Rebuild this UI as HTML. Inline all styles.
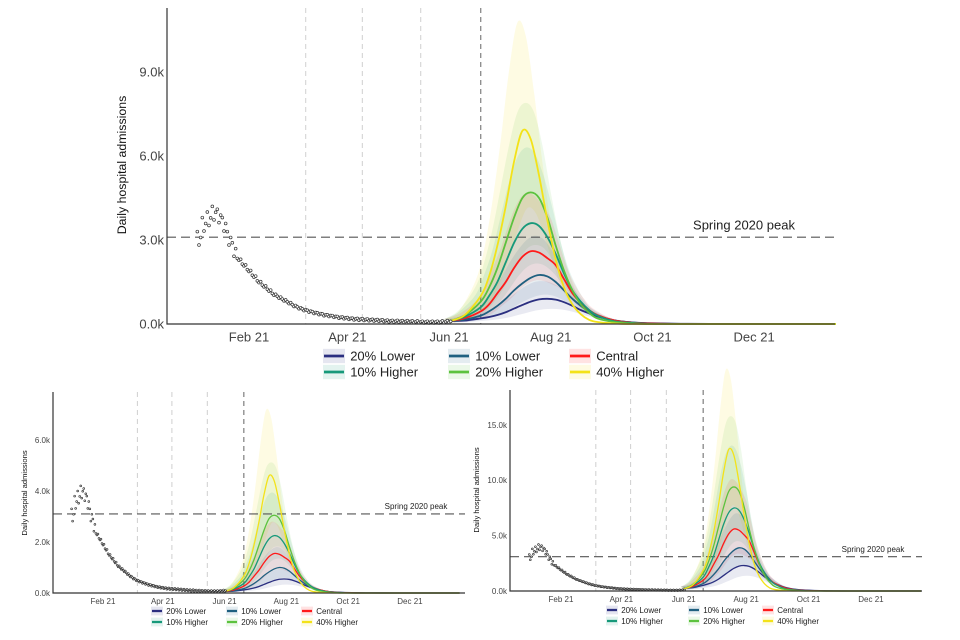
<!DOCTYPE html>
<html><head><meta charset="utf-8"><style>
html,body{margin:0;padding:0;background:#fff;width:960px;height:640px;overflow:hidden}
svg{position:absolute;left:0;top:0}
text{font-family:"Liberation Sans",sans-serif}
</style></head><body>
<svg id="chart" width="960" height="640"></svg>
<script>
// ---- data ----
const seriesNames = ["20% Lower","10% Lower","Central","10% Higher","20% Higher","40% Higher"];
const projDays = [151,160,170,175,180,185,190,195,200,205,210,215,220,225,230,235,240,250,260,270,290,320,383];
const s20Lower = [0.1,0.12,0.2,0.25,0.32,0.42,0.55,0.68,0.8,0.88,0.9,0.87,0.78,0.65,0.5,0.38,0.27,0.13,0.06,0.03,0.01,0,0];
const s10Lower = [0.1,0.15,0.3,0.45,0.65,0.9,1.2,1.45,1.65,1.75,1.7,1.5,1.2,0.9,0.65,0.45,0.3,0.13,0.06,0.02,0,0,0];
const sCentral = [0.1,0.2,0.45,0.7,1.1,1.5,2.0,2.4,2.6,2.55,2.35,2.1,1.6,1.1,0.75,0.5,0.32,0.13,0.05,0.02,0,0,0];
const s10Higher = [0.1,0.25,0.6,1.0,1.5,2.2,2.9,3.4,3.6,3.5,3.1,2.5,1.8,1.2,0.8,0.5,0.3,0.1,0.04,0.01,0,0,0];
const s20Higher = [0.1,0.3,0.8,1.3,2.0,2.9,3.8,4.5,4.7,4.5,3.8,2.8,1.9,1.2,0.7,0.4,0.2,0.07,0.02,0,0,0,0];
const s40Higher = [0.1,0.3,1.0,1.7,2.8,4.2,5.8,6.9,6.6,5.3,3.7,2.3,1.3,0.7,0.35,0.15,0.07,0.02,0,0,0,0,0];
const bandHiRatio = [1.7,1.8,1.8,1.75,1.68,1.56];
const bandLoRatio = [0.6,0.6,0.6,0.6,0.6,0.6];
const peaksTop = [0.9,1.75,2.6,3.6,4.7,6.9];
const peaksBL = [0.55,1.0,1.55,2.25,3.05,4.6];
const peaksBR = [2.3,3.9,5.6,7.5,9.4,12.8];
const obsDays = [0,3,6,9,12,15,18,21,24,27,30,33,36,39,42,45,48,51,54,57,60,63,66,69,72,75,78,81,84,87,90,93,96,99,102,105,108,111,114,117,120,123,126,129,132,135,138,141,144,147,150];
const obsValues = [3.0,3.5,3.7,3.9,3.8,3.5,3.0,2.6,2.3,2.1,1.9,1.7,1.5,1.35,1.2,1.05,0.95,0.85,0.75,0.65,0.57,0.5,0.45,0.4,0.36,0.32,0.29,0.26,0.23,0.21,0.19,0.17,0.16,0.15,0.14,0.13,0.12,0.11,0.1,0.09,0.09,0.08,0.08,0.07,0.07,0.06,0.06,0.06,0.06,0.07,0.08];
const springPeak = 3.1;
const monthTicks = ["Feb 21","Apr 21","Jun 21","Aug 21","Oct 21","Dec 21"];
const monthDays = [31,90,151,212,273,334];
const stepDays = [65,99,134,170];
const yTicksTop = [0,3,6,9];
const yTicksBL = [0,2,4,6];
const yTicksBR = [0,5,10,15];
// ---- rendering ----
const colors = ["#2b2f80","#1f6080","#ff1a1a","#17997a","#5cc23e","#f3e219"];
const shapes = [s20Lower,s10Lower,sCentral,s10Higher,s20Higher,s40Higher];
const NS="http://www.w3.org/2000/svg";
const svg=document.getElementById('chart');
function mk(tag,attrs,parent){const e=document.createElementNS(NS,tag);for(const k in attrs)e.setAttribute(k,attrs[k]);(parent||svg).appendChild(e);return e;}
function smooth(pts){let d="M"+pts[0][0]+","+pts[0][1];for(let i=0;i<pts.length-1;i++){const p0=pts[Math.max(0,i-1)],p1=pts[i],p2=pts[i+1],p3=pts[Math.min(pts.length-1,i+2)];const c1x=p1[0]+(p2[0]-p0[0])/6,c1y=p1[1]+(p2[1]-p0[1])/6,c2x=p2[0]-(p3[0]-p1[0])/6,c2y=p2[1]-(p3[1]-p1[1])/6;d+=" C"+c1x+","+c1y+" "+c2x+","+c2y+" "+p2[0]+","+p2[1];}return d;}
function panel(g){
  const grp=mk('g',{});
  
  
  const X=d=>g.x0+(d-31)*g.pxd, Y=v=>g.yb-v*g.pyk;
  const bottom=Y(0);
  stepDays.forEach((d,i)=>{const l=mk('line',{x1:X(d),x2:X(d),y1:g.top,y2:bottom,stroke:i==3?'#888':'#d4d4d4','stroke-width':i==3?1.3:1.1,'stroke-dasharray':'5,4'},grp);
    
    });
  const scale=s=>g.peaks[s]/peaksTop[s];
  for(let s=5;s>=0;s--){
    const up=projDays.map((d,i)=>[X(d-3),Y(shapes[s][i]*scale(s)*bandHiRatio[s])]);
    const lo=projDays.map((d,i)=>[X(d+3),Y(shapes[s][i]*scale(s)*bandLoRatio[s])]).reverse();
    const p=mk('path',{d:smooth(up)+" L"+smooth(lo).slice(1)+" Z",fill:colors[s],'fill-opacity':s==5?0.12:0.1,stroke:'none'},grp);
    
    
  }
  const sp=mk('line',{x1:g.x0l,x2:g.xr,y1:Y(springPeak),y2:Y(springPeak),stroke:'#555','stroke-width':1.2,'stroke-dasharray':'9,5'},grp);
  
  
  const st=mk('text',{x:g.spx,y:Y(springPeak)-g.fs*0.6,'font-size':g.fs,fill:'#222','text-anchor':'middle'},grp);st.textContent="Spring 2020 peak";
  
  
  [0,1,2,3,4,5].forEach(s=>{
    const pts=projDays.map((d,i)=>[X(d),Y(shapes[s][i]*scale(s))]);
    const p=mk('path',{d:smooth(pts),fill:'none',stroke:colors[s],'stroke-width':g.lw},grp);
    
    
  });
  obsDays.forEach((d,i)=>{
    const big=obsValues[i]>2.5;
    const offs=[[0,1],[1,-0.6],[2,0.3]];
    offs.forEach(o=>{
      const jitter=o[1]*(big?0.3:0.04);
      const c=mk('circle',{cx:X(d+o[0]),cy:Y(obsValues[i]+jitter),r:g.r,fill:'#fff',stroke:'#333','stroke-width':0.7},grp);
      
      
    });
  });
  const ax=mk('path',{d:`M${g.x0l},${g.top} V${bottom} H${g.xr}`,fill:'none',stroke:'#333','stroke-width':1.2},grp);
  
  
  g.yt.forEach(v=>{const t=mk('text',{x:g.x0l-3,y:Y(v)+g.fs*0.35,'font-size':g.fs,fill:'#444','text-anchor':'end'},grp);t.textContent=v.toFixed(1)+"k";
    
    });
  monthTicks.forEach((m,i)=>{const t=mk('text',{x:X(monthDays[i]),y:bottom+g.fs*1.35,'font-size':g.fs,fill:'#444','text-anchor':'middle'},grp);t.textContent=m;
    
    });
  const yl=mk('text',{x:0,y:0,'font-size':g.fs*0.95,fill:'#111','text-anchor':'middle',transform:`translate(${g.ylx},${g.yly}) rotate(-90)`},grp);yl.textContent="Daily hospital admissions";
  
  
  seriesNames.forEach((n,s)=>{const row=s<3?0:1;
    const colIdx=s<3?s:s-3;
    const kx=g.lgx[colIdx],ky=g.lgy[row];
    const it=mk('g',{},grp);
    
    
    mk('rect',{x:kx,y:ky-g.fs*0.55,width:g.kw,height:g.fs*1.1,fill:colors[s],'fill-opacity':0.12},it);
    mk('line',{x1:kx+1,x2:kx+g.kw-1,y1:ky,y2:ky,stroke:colors[s],'stroke-width':g.lw+1},it);
    const t=mk('text',{x:kx+g.kw+g.fs*0.4,y:ky+g.fs*0.36,'font-size':g.fs,fill:'#222'},it);t.textContent=n;
  });
}
panel({name:'top-chart',x0:249,pxd:1.667,yb:324,pyk:28,top:8,x0l:167,xr:835,fs:13,lw:1.8,r:1.4,peaks:peaksTop,yt:yTicksTop,spx:744,ylx:126,yly:165,lgx:[323,448,569],lgy:[356,372],kw:22});
panel({name:'bottom-left-chart',x0:103,pxd:1.013,yb:593,pyk:25.5,top:392,x0l:53,xr:465,fs:8,lw:1.3,r:0.9,peaks:peaksBL,yt:yTicksBL,spx:416,ylx:27,yly:493,lgx:[151,226,301],lgy:[611,622],kw:12});
panel({name:'bottom-right-chart',x0:561,pxd:1.023,yb:591,pyk:11.07,top:390,x0l:510,xr:922,fs:8,lw:1.3,r:0.9,peaks:peaksBR,yt:yTicksBR,spx:873,ylx:479,yly:490,lgx:[606,688,762],lgy:[610,621],kw:12});
</script>
</body></html>
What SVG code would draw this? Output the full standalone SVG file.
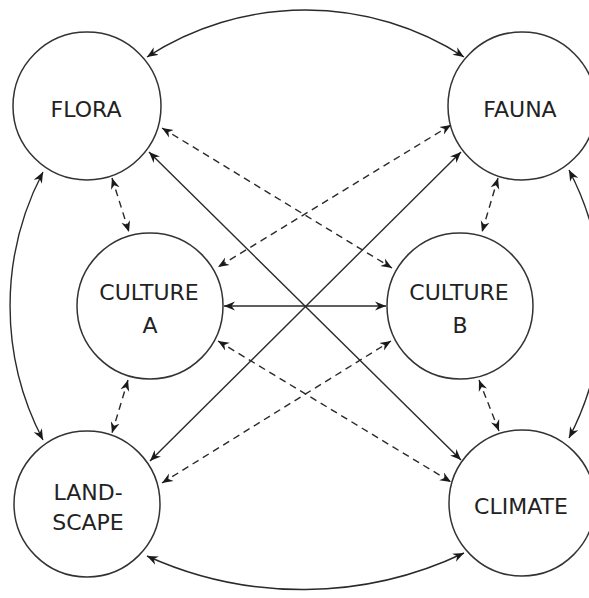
<svg xmlns="http://www.w3.org/2000/svg" width="589" height="598" viewBox="0 0 589 598">
<style>
.node circle{fill:#fff;stroke:#333;stroke-width:1.5}
.node text{font-family:"DejaVu Sans",sans-serif;font-size:22px;fill:#222;text-anchor:middle}
.c{fill:none;stroke:#2a2a2a;stroke-width:1.4;marker-start:url(#ah);marker-end:url(#ah)}
.d{stroke-dasharray:7 5}
</style>
<defs>
<marker id="ah" markerUnits="userSpaceOnUse" markerWidth="12" markerHeight="10" refX="11" refY="5" orient="auto-start-reverse">
<path d="M0,0.5 L11,5 L0,9.5 L3.5,5 z" fill="#1a1a1a"/>
</marker>
</defs>
<rect width="589" height="598" fill="#fff"/>
<g id="connectors">
<path class="c" d="M147,57 A291,291 0 0 1 464,57"/>
<path class="c" d="M147,556 A376,376 0 0 0 464,553"/>
<path class="c" d="M43,172 A289,289 0 0 0 43,440"/>
<path class="c" d="M569,170 A289,289 0 0 1 569,438"/>
<path class="c" d="M224,306 L386,306"/>
<path class="c" d="M149,152 L461,460"/>
<path class="c" d="M150,461 L461,152"/>
<path class="c d" d="M112,178 L129,232"/>
<path class="c d" d="M498,178 L482,232"/>
<path class="c d" d="M128,380 L112,433"/>
<path class="c d" d="M479,380 L499,431"/>
<path class="c d" d="M162,128 L392,268"/>
<path class="c d" d="M451,125 L218,267"/>
<path class="c d" d="M218,341 L451,482"/>
<path class="c d" d="M162,483 L391,341"/>
</g>
<g id="flora" class="node"><circle cx="87" cy="106" r="74"/><text x="86" y="117">FLORA</text></g>
<g id="fauna" class="node"><circle cx="522" cy="106" r="74"/><text x="520" y="117">FAUNA</text></g>
<g id="culture-a" class="node"><circle cx="150" cy="306" r="73"/><text x="149" y="300">CULTURE</text><text x="150" y="333">A</text></g>
<g id="culture-b" class="node"><circle cx="460" cy="306" r="73"/><text x="459" y="300">CULTURE</text><text x="460" y="333">B</text></g>
<g id="landscape" class="node"><circle cx="87" cy="504" r="73"/><text x="88" y="500">LAND-</text><text x="88" y="530">SCAPE</text></g>
<g id="climate" class="node"><circle cx="522" cy="503" r="73"/><text x="521" y="514">CLIMATE</text></g>
</svg>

+++++

The task: Where a line in the entries holds the word "this", copy that line.

Final result:
Rebuild this UI as HTML. Inline all styles.
What SVG code would draw this? Output the full standalone SVG file.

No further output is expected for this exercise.